◆ The request
Would you return the run of lines that starts at the one with "Write the Plotly.js code for this chart." and ends at the one with "const slotPx = catWidthPx", ends included, exactly as written and without the images?

(Code that draws figures)
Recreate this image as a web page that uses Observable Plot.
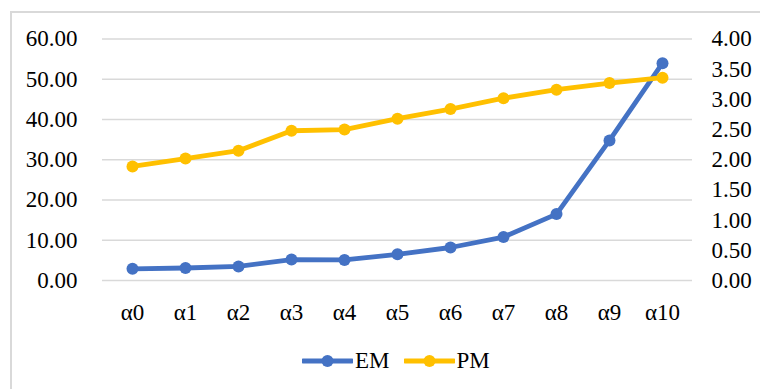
<!DOCTYPE html>
<html>
<head>
<meta charset="utf-8">
<script src="https://cdn.jsdelivr.net/npm/d3@7"></script>
<script src="https://cdn.jsdelivr.net/npm/@observablehq/plot@0.6"></script>
<style>
  html, body { margin: 0; padding: 0; background: #fff; }
  #wrap { position: relative; width: 760px; height: 389px; overflow: hidden; font-family: "Liberation Serif", "Times New Roman", serif; }
  #frame { position: absolute; left: 10px; top: 11px; width: 800px; height: 420px; border: 2px solid #d9d9d9; box-sizing: border-box; }
  #chart { position: absolute; left: 0; top: 0; }
  #legend { position: absolute; left: 302px; top: 348px; display: flex; align-items: center; font-size: 23px; color: #000; }
  .item { display: flex; align-items: center; }
  .item svg { display: block; }
  .item span { margin-left: 2px; }
</style>
</head>
<body>
<div id="wrap">
  <div id="frame"></div>
  <div id="chart"></div>
  <div id="legend"></div>
</div>
<script>
const categories = ["α0", "α1", "α2", "α3", "α4", "α5", "α6", "α7", "α8", "α9", "α10"];
const emValues = [2.9, 3.1, 3.5, 5.2, 5.1, 6.5, 8.2, 10.8, 16.5, 34.8, 54.0];
const pmValues = [1.89, 2.02, 2.15, 2.48, 2.50, 2.68, 2.84, 3.02, 3.16, 3.27, 3.36];
const leftTicks = [0, 10, 20, 30, 40, 50, 60];
const rightTicks = [0, 0.5, 1, 1.5, 2, 2.5, 3, 3.5, 4];
const seriesNames = ["EM", "PM"];
const seriesColors = ["#4472C4", "#FFC000"];

const leftMax = 60, rightMax = 4, ratio = leftMax / rightMax;

const rows = categories.map((c, i) => ({cat: c, em: emValues[i], pm: pmValues[i]}));

const chart = Plot.plot({
  width: 760,
  height: 335,
  marginLeft: 102,
  marginRight: 68,
  marginTop: 38.5,
  marginBottom: 55,
  x: {type: "point", domain: categories, padding: 0.5, label: null},
  y: {domain: [0, leftMax], label: null},
  style: {fontFamily: "'Liberation Serif', 'Times New Roman', serif", fontSize: "23px", color: "#000", background: "transparent"},
  marks: [
    Plot.gridY(leftTicks, {stroke: "#d9d9d9", strokeOpacity: 1, strokeWidth: 1.5}),
    Plot.axisY(leftTicks, {anchor: "left", tickSize: 0, tickPadding: 25, tickFormat: d => d.toFixed(2), label: null, fontSize: 23}),
    Plot.axisY(rightTicks.map(v => v * ratio), {anchor: "right", tickSize: 0, tickPadding: 19, tickFormat: d => (d / ratio).toFixed(2), label: null, fontSize: 23}),
    Plot.axisX({tickSize: 0, tickPadding: 23, label: null, fontSize: 23}),
    Plot.line(rows, {x: "cat", y: "em", stroke: seriesColors[0], strokeWidth: 4.8}),
    Plot.dot(rows, {x: "cat", y: "em", fill: seriesColors[0], r: 6}),
    Plot.line(rows, {x: "cat", y: d => d.pm * ratio, stroke: seriesColors[1], strokeWidth: 4.8}),
    Plot.dot(rows, {x: "cat", y: d => d.pm * ratio, fill: seriesColors[1], r: 6})
  ]
});
document.getElementById("chart").appendChild(chart);

const legend = document.getElementById("legend");
seriesNames.forEach((name, i) => {
  const item = document.createElement("div");
  item.className = "item";
  if (i > 0) item.style.marginLeft = "14px";
  item.innerHTML = `<svg width="51" height="14"><line x1="1" y1="7" x2="50" y2="7" stroke="${seriesColors[i]}" stroke-width="4.8" stroke-linecap="round"/><circle cx="25.5" cy="7" r="6" fill="${seriesColors[i]}"/></svg><span>${name}</span>`;
  legend.appendChild(item);
});
</script>
</body>
</html>
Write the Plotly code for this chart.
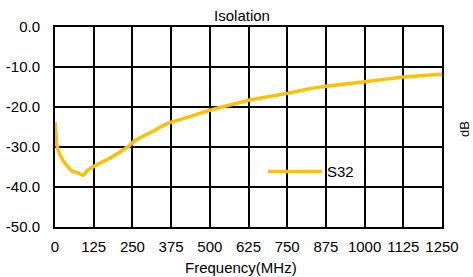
import plotly.graph_objects as go

freq_mhz = [1, 5, 15, 27, 40, 54, 75, 92, 103, 125, 179, 238, 260, 318, 350, 375,
            440, 500, 555, 625, 690, 750, 824, 875, 1000, 1125, 1250]
s32_db = [-23.8, -29.0, -31.8, -33.5, -34.8, -36.0, -36.5, -37.1, -36.0, -34.9,
          -32.7, -29.8, -28.3, -26.0, -24.6, -23.8, -22.3, -20.8, -19.7, -18.3,
          -17.4, -16.6, -15.4, -14.8, -13.7, -12.5, -11.8]
x_ticks = [0, 125, 250, 375, 500, 625, 750, 875, 1000, 1125, 1250]
y_ticks = [0, -10, -20, -30, -40, -50]

W, H = 473, 277
L, R, T, B = 55, 31, 27, 50
pw, ph = W - L - R, H - T - B

font = "Liberation Sans, Arial, sans-serif"

fig = go.Figure()
fig.add_trace(go.Scatter(x=freq_mhz, y=s32_db, mode="lines", name="S32",
                         line=dict(color="#FFC000", width=3.5, shape="spline", smoothing=0.3)))

axis_common = dict(showgrid=True, gridcolor="black", gridwidth=2, showline=True,
                   linecolor="black", linewidth=2, mirror=True, zeroline=False,
                   ticks="", tickfont=dict(family=font, size=15, color="black"))
fig.update_xaxes(range=[0, 1250], tickvals=x_ticks, ticktext=[str(v) for v in x_ticks],
                 ticklabelstandoff=5, automargin=False, **axis_common)
fig.update_yaxes(range=[-50, 0], tickvals=y_ticks, ticktext=[f"{v:.1f}" for v in y_ticks],
                 ticklabelstandoff=10, automargin=False, **axis_common)

fig.update_layout(
    width=W, height=H, margin=dict(l=L, r=R, t=T, b=B),
    paper_bgcolor="white", plot_bgcolor="white",
    font=dict(family=font, size=15, color="black"),
    title=dict(text="Isolation", x=242 / W, xanchor="center", xref="container",
               y=1 - 15.5 / H, yanchor="middle", yref="container",
               font=dict(family=font, size=15, color="black")),
    showlegend=True,
    legend=dict(x=(263 - L) / pw, y=(H - B - 171.7) / ph, xanchor="left", yanchor="middle",
                bgcolor="rgba(0,0,0,0)", borderwidth=0, itemwidth=54,
                font=dict(family=font, size=15, color="black")),
    annotations=[
        dict(text="dB", x=(464 - L) / pw, y=(H - B - 129) / ph, xref="paper", yref="paper",
             showarrow=False, textangle=-90, xanchor="center", yanchor="middle",
             font=dict(family=font, size=13, color="black")),
        dict(text="Frequency(MHz)", x=(240.5 - L) / pw, y=(H - B - 267.5) / ph,
             xref="paper", yref="paper", showarrow=False, xanchor="center", yanchor="middle",
             font=dict(family=font, size=15, color="black")),
    ],
)

fig.write_html("out.html", config={"displayModeBar": False},
               post_script="document.body.style.margin='0';")
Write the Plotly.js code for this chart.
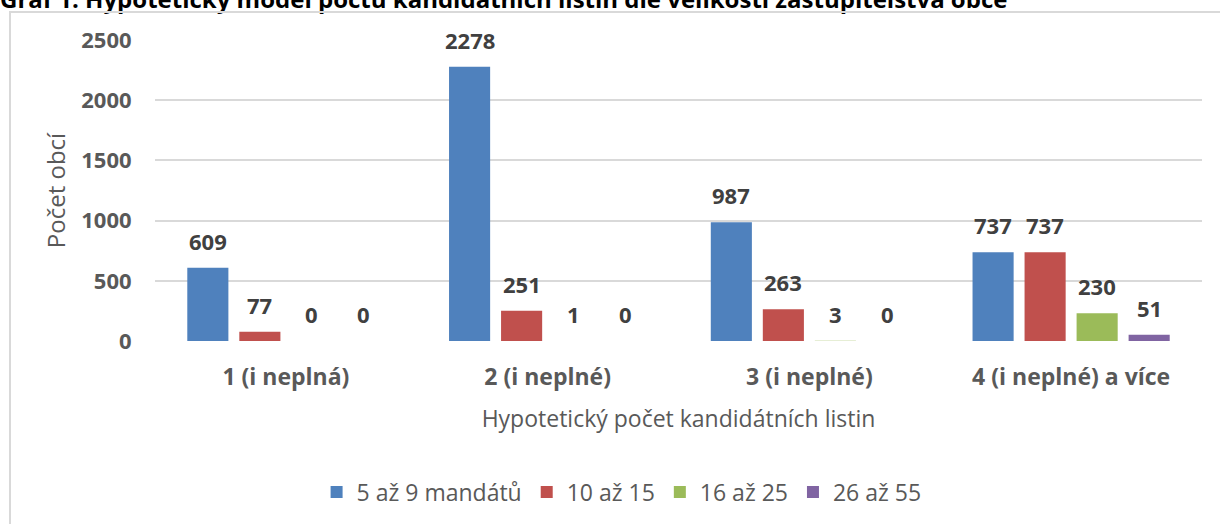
<!DOCTYPE html>
<html><head><meta charset="utf-8">
<script src="https://cdn.plot.ly/plotly-3.0.1.min.js"></script>
<style>
html,body{margin:0;padding:0;background:#fff;overflow:hidden;}
#chart{position:absolute;left:0;top:0;width:1220px;height:524px;}
#frame{position:absolute;left:9px;top:11px;right:0;bottom:0;border-left:2px solid #d9d9d9;border-top:2px solid #d9d9d9;pointer-events:none;}
</style>
</head><body>
<div id="chart"></div><div id="frame"></div>
<script>
const chartTitle = 'Graf 1: Hypotetický model počtu kandidátních listin dle velikosti zastupitelstva obce';
const categories = ['1 (i neplná)', '2 (i neplné)', '3 (i neplné)', '4 (i neplné) a více'];
const seriesNames = ['5 až 9 mandátů', '10 až 15', '16 až 25', '26 až 55'];
const mandaty5to9 = [609, 2278, 987, 737];
const mandaty10to15 = [77, 251, 263, 737];
const mandaty16to25 = [0, 1, 3, 230];
const mandaty26to55 = [0, 0, 0, 51];
const yTickVals = [0, 500, 1000, 1500, 2000, 2500];
const xTitle = 'Hypotetický počet kandidátních listin';
const yTitle = 'Počet obcí';

const seriesValues = [mandaty5to9, mandaty10to15, mandaty16to25, mandaty26to55];
const colors = ['#4F81BD', '#C0504D', '#9BBB59', '#8064A2'];
const FONT = '"Open Sans", "Noto Sans", sans-serif';

const W = 1220, H = 524;
const margin = {l: 155, r: 18, t: 40, b: 183};
const bargap = 0.205, bargroupgap = 0.21;
const catWidthPx = (W - margin.l - margin.r) / categories.length;
const slotPx = catWidthPx * (1 - bargap) / seriesValues.length;

const traces = seriesValues.map((vals, i) => ({
  type: 'bar', name: seriesNames[i], x: categories, y: vals,
  marker: {color: colors[i]}, hoverinfo: 'skip'
}));

const annotations = [];
seriesValues.forEach((vals, i) => {
  vals.forEach((v, j) => {
    annotations.push({
      x: categories[j], y: v, xref: 'x', yref: 'y', text: String(v), showarrow: false,
      xanchor: 'center', yanchor: 'middle',
      xshift: (i - (seriesValues.length - 1) / 2) * slotPx, yshift: 27,
      font: {family: FONT, size: 22, color: '#404040', weight: 'bold'}
    });
  });
});

const layout = {
  width: W, height: H, margin: margin,
  paper_bgcolor: 'rgba(0,0,0,0)', plot_bgcolor: 'rgba(0,0,0,0)',
  barmode: 'group', bargap: bargap, bargroupgap: bargroupgap,
  title: {text: '<b>' + chartTitle + '</b>', xref: 'container', yref: 'container', x: 0, xanchor: 'left', y: 1, yanchor: 'middle',
          pad: {l: 0, t: 0}, font: {family: FONT, size: 24, color: '#000'}},
  xaxis: {
    type: 'category', showgrid: false, zeroline: false, showline: false,
    ticks: 'outside', ticklen: 15, tickcolor: 'rgba(0,0,0,0)',
    tickfont: {family: FONT, size: 23, color: '#595959', weight: 'bold'},
    title: {text: xTitle, standoff: 20, font: {family: FONT, size: 23, color: '#595959'}}
  },
  yaxis: {
    range: [0, 2500], tickvals: yTickVals, ticktext: yTickVals.map(String),
    showgrid: true, gridcolor: '#D9D9D9', gridwidth: 2, zeroline: false, showline: false,
    ticks: 'outside', ticklen: 18, tickcolor: 'rgba(0,0,0,0)',
    tickfont: {family: FONT, size: 22, color: '#595959', weight: 'bold'},
    title: {text: yTitle, standoff: 8, font: {family: FONT, size: 24, color: '#595959'}}
  },
  showlegend: true,
  legend: {orientation: 'h', xref: 'container', yref: 'container', x: 0.5095, xanchor: 'center', y: 1 - 492 / H, yanchor: 'middle',
           font: {family: FONT, size: 23, color: '#595959'}, bgcolor: 'rgba(0,0,0,0)'},
  annotations: annotations
};

Plotly.newPlot('chart', traces, layout, {displayModeBar: false, staticPlot: true});
</script>
</body></html>
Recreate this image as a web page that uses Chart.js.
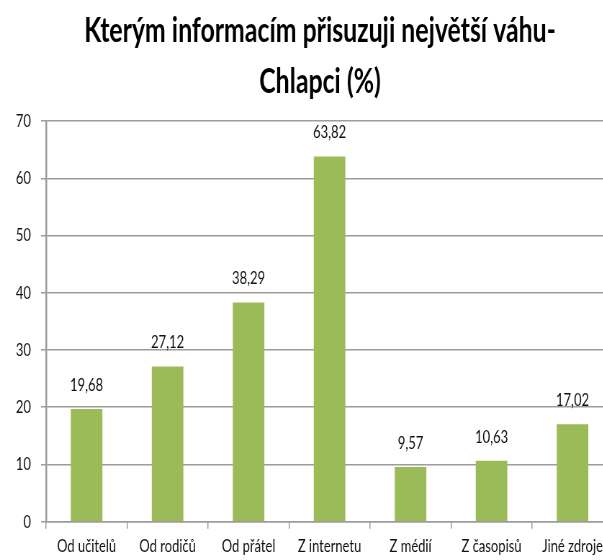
<!DOCTYPE html>
<html>
<head>
<meta charset="utf-8">
<script src="https://cdn.jsdelivr.net/npm/chart.js@4/dist/chart.umd.min.js"></script>
<style>
  html, body { margin: 0; padding: 0; background: #fff; }
  #wrap { width: 603px; height: 560px; overflow: hidden; }
  /* the source picture is squeezed sideways, so draw wide and squeeze */
  #chart { transform: scaleX(0.72); transform-origin: 0 0; }
</style>
</head>
<body>
<div id="wrap"><canvas id="chart" width="889" height="560"></canvas></div>
<script>
const categories = ['Od učitelů', 'Od rodičů', 'Od přátel', 'Z internetu', 'Z médií', 'Z časopisů', 'Jiné zdroje'];
const values = [19.68, 27.12, 38.29, 63.82, 9.57, 10.63, 17.02];
const yTicks = [0, 10, 20, 30, 40, 50, 60, 70];

const gridGray = '#9c9c9c';
const font = 'Lato';

// value labels above the bars, written with a decimal comma
const barLabels = {
  id: 'barLabels',
  afterDatasetsDraw(chart) {
    const ctx = chart.ctx;
    const meta = chart.getDatasetMeta(0);
    ctx.save();
    ctx.font = '18px ' + font;
    ctx.fillStyle = '#111';
    ctx.textAlign = 'center';
    ctx.textBaseline = 'middle';
    meta.data.forEach((bar, i) => {
      ctx.fillText(values[i].toFixed(2).replace('.', ','), bar.x, bar.y - 24);
    });
    ctx.restore();
  }
};

new Chart(document.getElementById('chart'), {
  type: 'bar',
  data: {
    labels: categories,
    datasets: [{
      data: values,
      backgroundColor: '#9bbb59',
      borderWidth: 0,
      categoryPercentage: 1,
      barPercentage: 0.39
    }]
  },
  options: {
    responsive: false,
    animation: false,
    plugins: {
      legend: { display: false },
      tooltip: { enabled: false },
      title: {
        display: true,
        text: ['Kterým informacím přisuzuji největší váhu-', 'Chlapci (%)'],
        color: '#000',
        font: { family: font, size: 34.5, weight: 'bold', lineHeight: 1.48 },
        padding: { top: 5, bottom: 14 }
      }
    },
    scales: {
      x: {
        afterFit(scale) { scale.height = 38.3; },
        grid: { drawOnChartArea: false, offset: true, color: gridGray, lineWidth: 1.5, tickLength: 7 },
        border: { color: gridGray, width: 1.5 },
        ticks: { color: '#111', font: { family: font, size: 18 }, padding: 7, maxRotation: 0, autoSkip: false }
      },
      y: {
        min: 0,
        max: 70,
        afterFit(scale) { scale.width = 64; },
        afterBuildTicks(scale) { scale.ticks = yTicks.map(v => ({ value: v })); },
        grid: { color: gridGray, lineWidth: 1.5, tickLength: 7 },
        border: { color: gridGray, width: 2.5 },
        ticks: { color: '#111', font: { family: font, size: 18 }, padding: 14 }
      },
      // empty strip on the right so the plot ends where the source does
      // while the title stays centred on the whole canvas
      spacer: {
        position: 'right',
        afterFit(scale) { scale.width = 37.6; },
        grid: { display: false },
        border: { display: false },
        ticks: { display: false }
      }
    }
  },
  plugins: [barLabels]
});
</script>
</body>
</html>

◆ Expected answer
Write the Plotly.js code for this chart.
<!DOCTYPE html>
<html><head><meta charset="utf-8">
<script src="https://cdn.plot.ly/plotly-3.0.1.min.js"></script>
<style>
html,body{margin:0;padding:0;background:#fff;overflow:hidden;}
#chart{position:absolute;left:0;top:0;width:1220px;height:524px;}
#frame{position:absolute;left:9px;top:11px;right:0;bottom:0;border-left:2px solid #d9d9d9;border-top:2px solid #d9d9d9;pointer-events:none;}
</style>
</head><body>
<div id="chart"></div><div id="frame"></div>
<script>
const chartTitle = 'Graf 1: Hypotetický model počtu kandidátních listin dle velikosti zastupitelstva obce';
const categories = ['1 (i neplná)', '2 (i neplné)', '3 (i neplné)', '4 (i neplné) a více'];
const seriesNames = ['5 až 9 mandátů', '10 až 15', '16 až 25', '26 až 55'];
const mandaty5to9 = [609, 2278, 987, 737];
const mandaty10to15 = [77, 251, 263, 737];
const mandaty16to25 = [0, 1, 3, 230];
const mandaty26to55 = [0, 0, 0, 51];
const yTickVals = [0, 500, 1000, 1500, 2000, 2500];
const xTitle = 'Hypotetický počet kandidátních listin';
const yTitle = 'Počet obcí';

const seriesValues = [mandaty5to9, mandaty10to15, mandaty16to25, mandaty26to55];
const colors = ['#4F81BD', '#C0504D', '#9BBB59', '#8064A2'];
const FONT = '"Open Sans", "Noto Sans", sans-serif';

const W = 1220, H = 524;
const margin = {l: 155, r: 18, t: 40, b: 183};
const bargap = 0.205, bargroupgap = 0.21;
const catWidthPx = (W - margin.l - margin.r) / categories.length;
const slotPx = catWidthPx * (1 - bargap) / seriesValues.length;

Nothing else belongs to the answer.